**Required task:** Leave the pictures out and print every record below exactly as it stands.

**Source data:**
•••

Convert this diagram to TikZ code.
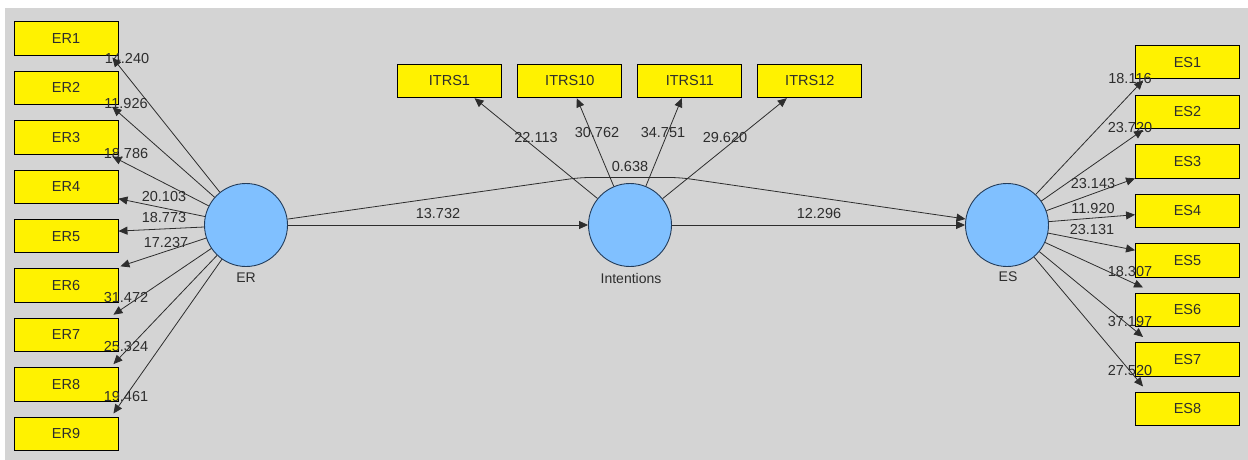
\documentclass[tikz,border=0pt]{standalone}
\usepackage{color}
\usepackage{fontspec}
\setmainfont{Liberation Sans}
\usepackage{tikz}
\usetikzlibrary{arrows,arrows.meta}
\definecolor{plsgrey}{RGB}{212,212,212}
\definecolor{plsblue}{RGB}{128,192,255}
\definecolor{plsedge}{RGB}{35,60,90}
\definecolor{plsink}{RGB}{45,45,45}

\begin{document}
\begin{tikzpicture}[x=1pt,y=-1pt,
       indicator/.style={draw=black,line width=0.9pt,fill=yellow,minimum width=104pt,
         minimum height=33.5pt,inner sep=0pt,font=\fontsize{14.5}{16}\selectfont,text=plsink},
       latent/.style={circle,draw=plsedge,line width=0.9pt,fill=plsblue,minimum size=83pt,inner sep=0pt},
       caption/.style={font=\fontsize{14}{16}\selectfont,text=plsink,inner sep=0pt},
       weight/.style={font=\fontsize{14.5}{16}\selectfont,text=plsink,inner sep=0pt},
       load/.style={draw=plsink,line width=0.8pt,-{Triangle[length=9pt,width=8pt]}}]
       \useasboundingbox (0,0) rectangle (1248,460);
       \fill[plsgrey] (5,8) rectangle (1248,460);
       % latent variables
       \node[latent] (ER)  at (246,225) {};
       \node[latent] (INT) at (630,225) {};
       \node[latent] (ES)  at (1007,225) {};
       \node[caption] (ERname)  at (246,278) {ER};
       \node[caption] (INTname) at (631,278) {Intentions};
       \node[caption] (ESname)  at (1008,277) {ES};
       % indicators of ER
       \node[indicator] (ER1) at (66,38.5)  {ER1};
       \node[indicator] (ER2) at (66,87.9)  {ER2};
       \node[indicator] (ER3) at (66,137.3) {ER3};
       \node[indicator] (ER4) at (66,186.7) {ER4};
       \node[indicator] (ER5) at (66,236.1) {ER5};
       \node[indicator] (ER6) at (66,285.5) {ER6};
       \node[indicator] (ER7) at (66,334.9) {ER7};
       \node[indicator] (ER8) at (66,384.3) {ER8};
       \node[indicator] (ER9) at (66,433.7) {ER9};
       % indicators of Intentions
       \node[indicator] (ITRS1)  at (449.5,81) {ITRS1};
       \node[indicator] (ITRS10) at (569.8,81) {ITRS10};
       \node[indicator] (ITRS11) at (689.8,81) {ITRS11};
       \node[indicator] (ITRS12) at (809.8,81) {ITRS12};
       % indicators of ES
       \node[indicator] (ES1) at (1187.5,62.2)  {ES1};
       \node[indicator] (ES2) at (1187.5,111.7) {ES2};
       \node[indicator] (ES3) at (1187.5,161.2) {ES3};
       \node[indicator] (ES4) at (1187.5,210.7) {ES4};
       \node[indicator] (ES5) at (1187.5,260.2) {ES5};
       \node[indicator] (ES6) at (1187.5,309.7) {ES6};
       \node[indicator] (ES7) at (1187.5,359.2) {ES7};
       \node[indicator] (ES8) at (1187.5,408.7) {ES8};
       % weights
       \node[weight] (wER1) at (127,59)  {14.240};
       \node[weight] (wER2) at (126,104) {11.926};
       \node[weight] (wER3) at (126,154) {18.786};
       \node[weight] (wER4) at (164,197) {20.103};
       \node[weight] (wER5) at (164,218) {18.773};
       \node[weight] (wER6) at (166,243) {17.237};
       \node[weight] (wER7) at (126,298) {31.472};
       \node[weight] (wER8) at (126,347) {25.324};
       \node[weight] (wER9) at (126,397) {19.461};
       \node[weight] (wIT1)  at (536,138) {22.113};
       \node[weight] (wIT10) at (597,133) {30.762};
       \node[weight] (wIT11) at (663,133) {34.751};
       \node[weight] (wIT12) at (725,138) {29.620};
       \node[weight] (wES1) at (1130,79)  {18.116};
       \node[weight] (wES2) at (1130,128) {23.720};
       \node[weight] (wES3) at (1093,184) {23.143};
       \node[weight] (wES4) at (1093,209) {11.920};
       \node[weight] (wES5) at (1092,230) {23.131};
       \node[weight] (wES6) at (1130,272) {18.307};
       \node[weight] (wES7) at (1130,322) {37.197};
       \node[weight] (wES8) at (1130,371) {27.520};
       \node[weight] (wERES)  at (630,167) {0.638};
       \node[weight] (wERINT) at (438,214) {13.732};
       \node[weight] (wINTES) at (819,214) {12.296};
       % paths
       \coordinate (bendA) at (580,177.5);
       \coordinate (bendB) at (680,177.5);
       \draw[load] (ER) -- (INT);
       \draw[load] (INT) -- (ES);
       \draw[load,rounded corners=10pt] (ER) -- (bendA) -- (bendB) -- (ES);
       % outer loadings
       \draw[load] (ER) -- ([xshift=-6pt,yshift=-2pt]ER1.south east);
       \draw[load] (ER) -- ([xshift=-6pt,yshift=-2pt]ER2.south east);
       \draw[load] (ER) -- ([xshift=-6pt,yshift=-2pt]ER3.south east);
       \draw[load] (ER) -- ([yshift=-12pt]ER4.east);
       \draw[load] (ER) -- ([yshift=5pt]ER5.east);
       \draw[load] (ER) -- ([xshift=2pt,yshift=2pt]ER6.north east);
       \draw[load] (ER) -- ([xshift=-5pt,yshift=3pt]ER7.north east);
       \draw[load] (ER) -- ([xshift=-5pt,yshift=3pt]ER8.north east);
       \draw[load] (ER) -- ([xshift=-5pt,yshift=3pt]ER9.north east);
       \draw[load] (INT) -- ([xshift=25pt]ITRS1.south);
       \draw[load] (INT) -- ([xshift=7pt]ITRS10.south);
       \draw[load] (INT) -- ([xshift=-8pt]ITRS11.south);
       \draw[load] (INT) -- ([xshift=-23pt]ITRS12.south);
       \draw[load] (ES) -- ([xshift=8pt,yshift=-1pt]ES1.south west);
       \draw[load] (ES) -- ([xshift=8pt,yshift=-1pt]ES2.south west);
       \draw[load] (ES) -- (ES3.south west);
       \draw[load] (ES) -- ([yshift=-4pt]ES4.west);
       \draw[load] (ES) -- ([yshift=10pt]ES5.west);
       \draw[load] (ES) -- ([xshift=8pt,yshift=5pt]ES6.north west);
       \draw[load] (ES) -- ([xshift=8pt,yshift=5pt]ES7.north west);
       \draw[load] (ES) -- ([xshift=8pt,yshift=5pt]ES8.north west);
      \end{tikzpicture}
\end{document}
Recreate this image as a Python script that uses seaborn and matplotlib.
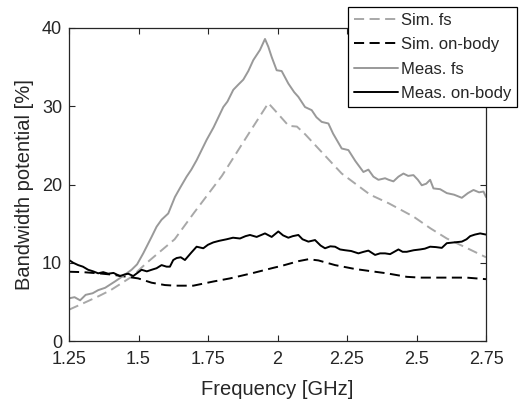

•••

**Full output:**
Convert this diagram to TikZ code.
\documentclass[tikz,border=0pt]{standalone}
\usepackage{color}
\usepackage{fontspec}
\setmainfont{Liberation Sans}
\usepackage{tikz}
\usetikzlibrary{arrows,arrows.meta}
\definecolor{plsgrey}{RGB}{212,212,212}
\definecolor{plsblue}{RGB}{128,192,255}
\definecolor{plsedge}{RGB}{35,60,90}
\definecolor{plsink}{RGB}{45,45,45}

\begin{document}
\begin{tikzpicture}[x=1pt,y=-1pt,
       indicator/.style={draw=black,line width=0.9pt,fill=yellow,minimum width=104pt,
         minimum height=33.5pt,inner sep=0pt,font=\fontsize{14.5}{16}\selectfont,text=plsink},
       latent/.style={circle,draw=plsedge,line width=0.9pt,fill=plsblue,minimum size=83pt,inner sep=0pt},
       caption/.style={font=\fontsize{14}{16}\selectfont,text=plsink,inner sep=0pt},
       weight/.style={font=\fontsize{14.5}{16}\selectfont,text=plsink,inner sep=0pt},
       load/.style={draw=plsink,line width=0.8pt,-{Triangle[length=9pt,width=8pt]}}]
       \useasboundingbox (0,0) rectangle (1248,460);
       \fill[plsgrey] (5,8) rectangle (1248,460);
       % latent variables
       \node[latent] (ER)  at (246,225) {};
       \node[latent] (INT) at (630,225) {};
       \node[latent] (ES)  at (1007,225) {};
       \node[caption] (ERname)  at (246,278) {ER};
       \node[caption] (INTname) at (631,278) {Intentions};
       \node[caption] (ESname)  at (1008,277) {ES};
       % indicators of ER
       \node[indicator] (ER1) at (66,38.5)  {ER1};
       \node[indicator] (ER2) at (66,87.9)  {ER2};
       \node[indicator] (ER3) at (66,137.3) {ER3};
       \node[indicator] (ER4) at (66,186.7) {ER4};
       \node[indicator] (ER5) at (66,236.1) {ER5};
       \node[indicator] (ER6) at (66,285.5) {ER6};
       \node[indicator] (ER7) at (66,334.9) {ER7};
       \node[indicator] (ER8) at (66,384.3) {ER8};
       \node[indicator] (ER9) at (66,433.7) {ER9};
       % indicators of Intentions
       \node[indicator] (ITRS1)  at (449.5,81) {ITRS1};
       \node[indicator] (ITRS10) at (569.8,81) {ITRS10};
       \node[indicator] (ITRS11) at (689.8,81) {ITRS11};
       \node[indicator] (ITRS12) at (809.8,81) {ITRS12};
       % indicators of ES
       \node[indicator] (ES1) at (1187.5,62.2)  {ES1};
       \node[indicator] (ES2) at (1187.5,111.7) {ES2};
       \node[indicator] (ES3) at (1187.5,161.2) {ES3};
       \node[indicator] (ES4) at (1187.5,210.7) {ES4};
       \node[indicator] (ES5) at (1187.5,260.2) {ES5};
       \node[indicator] (ES6) at (1187.5,309.7) {ES6};
       \node[indicator] (ES7) at (1187.5,359.2) {ES7};
       \node[indicator] (ES8) at (1187.5,408.7) {ES8};
       % weights
       \node[weight] (wER1) at (127,59)  {14.240};
       \node[weight] (wER2) at (126,104) {11.926};
       \node[weight] (wER3) at (126,154) {18.786};
       \node[weight] (wER4) at (164,197) {20.103};
       \node[weight] (wER5) at (164,218) {18.773};
       \node[weight] (wER6) at (166,243) {17.237};
       \node[weight] (wER7) at (126,298) {31.472};
       \node[weight] (wER8) at (126,347) {25.324};
       \node[weight] (wER9) at (126,397) {19.461};
       \node[weight] (wIT1)  at (536,138) {22.113};
       \node[weight] (wIT10) at (597,133) {30.762};
       \node[weight] (wIT11) at (663,133) {34.751};
       \node[weight] (wIT12) at (725,138) {29.620};
       \node[weight] (wES1) at (1130,79)  {18.116};
       \node[weight] (wES2) at (1130,128) {23.720};
       \node[weight] (wES3) at (1093,184) {23.143};
       \node[weight] (wES4) at (1093,209) {11.920};
       \node[weight] (wES5) at (1092,230) {23.131};
       \node[weight] (wES6) at (1130,272) {18.307};
       \node[weight] (wES7) at (1130,322) {37.197};
       \node[weight] (wES8) at (1130,371) {27.520};
       \node[weight] (wERES)  at (630,167) {0.638};
       \node[weight] (wERINT) at (438,214) {13.732};
       \node[weight] (wINTES) at (819,214) {12.296};
       % paths
       \coordinate (bendA) at (580,177.5);
       \coordinate (bendB) at (680,177.5);
       \draw[load] (ER) -- (INT);
       \draw[load] (INT) -- (ES);
       \draw[load,rounded corners=10pt] (ER) -- (bendA) -- (bendB) -- (ES);
       % outer loadings
       \draw[load] (ER) -- ([xshift=-6pt,yshift=-2pt]ER1.south east);
       \draw[load] (ER) -- ([xshift=-6pt,yshift=-2pt]ER2.south east);
       \draw[load] (ER) -- ([xshift=-6pt,yshift=-2pt]ER3.south east);
       \draw[load] (ER) -- ([yshift=-12pt]ER4.east);
       \draw[load] (ER) -- ([yshift=5pt]ER5.east);
       \draw[load] (ER) -- ([xshift=2pt,yshift=2pt]ER6.north east);
       \draw[load] (ER) -- ([xshift=-5pt,yshift=3pt]ER7.north east);
       \draw[load] (ER) -- ([xshift=-5pt,yshift=3pt]ER8.north east);
       \draw[load] (ER) -- ([xshift=-5pt,yshift=3pt]ER9.north east);
       \draw[load] (INT) -- ([xshift=25pt]ITRS1.south);
       \draw[load] (INT) -- ([xshift=7pt]ITRS10.south);
       \draw[load] (INT) -- ([xshift=-8pt]ITRS11.south);
       \draw[load] (INT) -- ([xshift=-23pt]ITRS12.south);
       \draw[load] (ES) -- ([xshift=8pt,yshift=-1pt]ES1.south west);
       \draw[load] (ES) -- ([xshift=8pt,yshift=-1pt]ES2.south west);
       \draw[load] (ES) -- (ES3.south west);
       \draw[load] (ES) -- ([yshift=-4pt]ES4.west);
       \draw[load] (ES) -- ([yshift=10pt]ES5.west);
       \draw[load] (ES) -- ([xshift=8pt,yshift=5pt]ES6.north west);
       \draw[load] (ES) -- ([xshift=8pt,yshift=5pt]ES7.north west);
       \draw[load] (ES) -- ([xshift=8pt,yshift=5pt]ES8.north west);
      \end{tikzpicture}
\end{document}
Recreate this image as a Python script that uses seaborn and matplotlib.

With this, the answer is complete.